Quiet, Antisocial, Cold, Shy, Lively, Chatty, Loud.

When I tell people I’m introvert, most of the time they scoff at me.

‘What are you talking about? I see you go out all the time. You’re not an introvert. If you don’t want to hang out with me you could have just said no.’

I can’t tell you how many times I’ve heard that sentence. Newsflash about us introverts, people: we’re not all socially awkward, we don’t hate people, we aren’t rude, and most importantly, we don’t need to ‘get out more’ to ‘get used to it’ so that we’ll start to ‘enjoy being around other people.’ We don’t need to be ‘fixed’.

I knew I was an introvert from a pretty young age, but I didn’t know that it had a specific name. I just knew that I liked being alone. I was completely content playing by myself and could do it for hours on end.

I didn’t truly realize anything until I went to public school in 6th grade.  I made lots of friends, but they were just ‘at school’ friends. I would come home and maybe play with one of the neighbors, read, play with my Polly Pockets, or watch TV with my brother. I wouldn’t hang out with the friends I had at school on the weekends, and I think I started to freak my mom out a little bit.

When I started high school, my mom noticed it more. She would ask me ‘why don’t you hang out with Anna?’ Or, ‘What are Rachel and Kat doing this weekend? You can have friends over to the house if you want. Do you need me to drive you somewhere?’

The truth was, I just didn’t feel like it.  I’d do my homework, and then watch tv or hang out with my parents until it was bedtime. On the weekends, it was my time to do absolutely nothing, and I reveled in that.

My junior and senior years of high school I started going out with friends more, and at that point I’m sure my mom exhaled this giant ‘Oh thank God my child isn’t lonely’ breath when I would tell her I was going to hang out with someone.

I know she was just concerned, and I probably will be too when I have children of my own. Regardless of that, from a young age I was convinced that because I didn’t want to be social all the time, because I wasn’t always making plans and hanging out with friends, there was something wrong with me. I started to question if the close friends I did have even liked me, or if they thought I was some strange homeschool kid who didn’t know anything about the world or how to act in it. Those thoughts plagued me for years. Sometimes they still do.
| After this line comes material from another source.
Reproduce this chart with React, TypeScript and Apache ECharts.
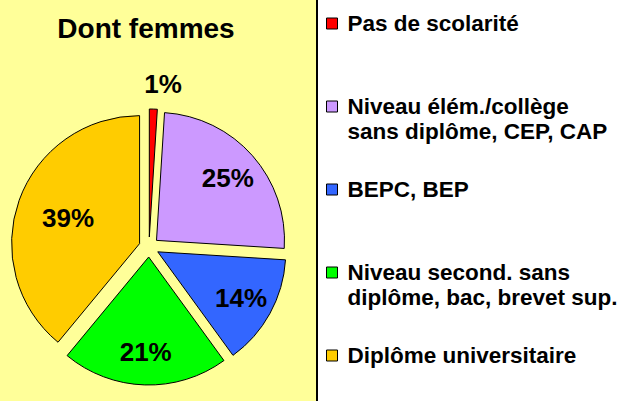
import React, { useEffect, useRef } from "react";
import * as echarts from "echarts";

const TITLE = "Dont femmes";
const categories = [
  "Pas de scolarité",
  "Niveau élém./collège\nsans diplôme, CEP, CAP",
  "BEPC, BEP",
  "Niveau second. sans\ndiplôme, bac, brevet sup.",
  "Diplôme universitaire",
];
const shares = [1, 25, 14, 21, 39];
const colors = ["#FF0000", "#CC99FF", "#3366FF", "#00FF00", "#FFCC00"];

const FONT = '"Liberation Sans", Arial, Helvetica, sans-serif';
const CX = 149;
const CY = 247;
const R = 128;

const maxShare = Math.max(...shares);
const ringOf = (v: number) => (v < 5 ? "outer" : v === maxShare ? "inner" : "mid");

const labelHelper = (ring: string, radius: number[], extra: any = {}) => ({
  type: "pie",
  center: [CX, CY],
  radius,
  startAngle: 90,
  clockwise: true,
  silent: true,
  selectedMode: false,
  legendHoverLink: false,
  avoidLabelOverlap: false,
  itemStyle: { color: "rgba(0,0,0,0)", borderWidth: 0 },
  label: {
    show: true,
    position: "inside",
    color: "#000",
    fontFamily: FONT,
    fontWeight: "bold",
    fontSize: 26,
    formatter: (p: any) => `${p.value}%`,
  },
  labelLine: { show: false },
  emphasis: { disabled: true },
  data: categories.map((name, i) => ({
    name,
    value: shares[i],
    label: { show: ringOf(shares[i]) === ring },
  })),
  ...extra,
});

export default function App() {
  const ref = useRef<HTMLDivElement>(null);
  useEffect(() => {
    if (!ref.current) return;
    const chart = echarts.init(ref.current, undefined, { renderer: "svg" });
    chart.setOption({
      animation: false,
      backgroundColor: "#ffffff",
      graphic: [
        {
          type: "rect",
          shape: { x: 0, y: 0, width: 316, height: 401 },
          style: { fill: "#FFFF99" },
          z: -10,
        },
        {
          type: "rect",
          shape: { x: 316, y: 0, width: 2, height: 401 },
          style: { fill: "#000000" },
          z: -10,
        },
      ],
      title: {
        text: TITLE,
        left: 146,
        top: 14,
        padding: 0,
        textAlign: "center",
        textStyle: { fontFamily: FONT, fontWeight: "bold", fontSize: 28, color: "#000" },
      },
      legend: {
        orient: "vertical",
        left: 326,
        top: 11,
        padding: 0,
        itemGap: 33,
        itemWidth: 11,
        itemHeight: 11,
        icon: "rect",
        selectedMode: false,
        itemStyle: { borderColor: "#000", borderWidth: 1 },
        data: categories,
        formatter: (name: string) => (name.includes("\n") ? "\n" + name : name),
        textStyle: {
          fontFamily: FONT,
          fontWeight: "bold",
          fontSize: 22.5,
          lineHeight: 25,
          color: "#000",
          padding: [0, 0, 0, 5],
        },
      },
      series: [
        {
          type: "pie",
          center: [CX, CY],
          radius: R,
          startAngle: 90,
          clockwise: true,
          selectedMode: "multiple",
          selectedOffset: 10,
          avoidLabelOverlap: false,
          itemStyle: { borderColor: "#000", borderWidth: 1 },
          select: { itemStyle: { borderColor: "#000", borderWidth: 1 } },
          emphasis: { disabled: true },
          label: { show: false },
          labelLine: { show: false },
          data: categories.map((name, i) => ({
            name,
            value: shares[i],
            selected: true,
            itemStyle: { color: colors[i] },
          })),
        },
        labelHelper("mid", [80, 124]),
        labelHelper("inner", [66, 100]),
        labelHelper("outer", [150, 170], { labelLayout: { dx: 9 } }),
      ],
    });
    return () => chart.dispose();
  }, []);
  return (
    <div
      ref={ref}
      style={{ position: "absolute", left: 0, top: 0, width: 626, height: 401 }}
    />
  );
}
Over time I’ve explained to my friends and they have come to understand. At least that’s what they tell me. Some of them are introverts like me, just on a different level, so they truly do get it. But sometimes I wonder if others who claim to understand, still don’t, secretly harboring a bad feeling or view towards me.

I’ve always had a hard time saying the word “no.” Eventually that took it’s toll on me, I would be doing something because I was afraid of disappointing or upsetting whoever asked me to, so I wouldn’t have the time I needed to myself and it affected my mood and those around me.

I had to learn to put myself first. I had to learn to recognize the signs that I needed a break and listen to them when they appeared. I had to learn that I needed time and space to focus on my mental and emotional health. I had to understand that it’s okay that I need that alone time. I had to understand that I’m not weird because I need it. I had to understand that I don’t need to be fixed.

Thank you to those who understand when I struggle to explain that I am too emotionally and mentally drained to be in a public place with loud noises, loud people, and where I feel like I have to act happy when in fact I need alone time to re-group and recharge.

Thank you to those who understand why, if I do agree to come out, at some point I flip from being outgoing and chatty to more reserved and quiet, and choose to listen and react with nods and smiles instead of being enthusiastic like everyone else.

For those who don’t quite understand, please know that I don’t hate people. I don’t hate you. I’m not trying to be rude, or avoid spending time with you. A part of me wants to say yes, to go out and grab dinner or a drink, but I just can’t. I am too anxious and worn out, in need of a quiet space to relax with my pajamas and a snack or go for a walk. Activities like those are how I relax. They’re how I gather my thoughts, reflect on the day I had, and prepare for the next one.

This is who I am. I enjoy being alone, re-watching Lord of the Rings for the thousandth time. I enjoy getting coffee by myself, sitting and people watching while I get lost in my imagination. I am a thinker. I am a wallflower.  I am also outgoing. I enjoy going out to get a drink. I enjoy going to the city and walking down the crowded streets. I enjoy trying new places and discovering new things.

There is a delicate balance I have to keep, and if that involves more alone time than others need to feel like I am ready to face the day, then that’s okay.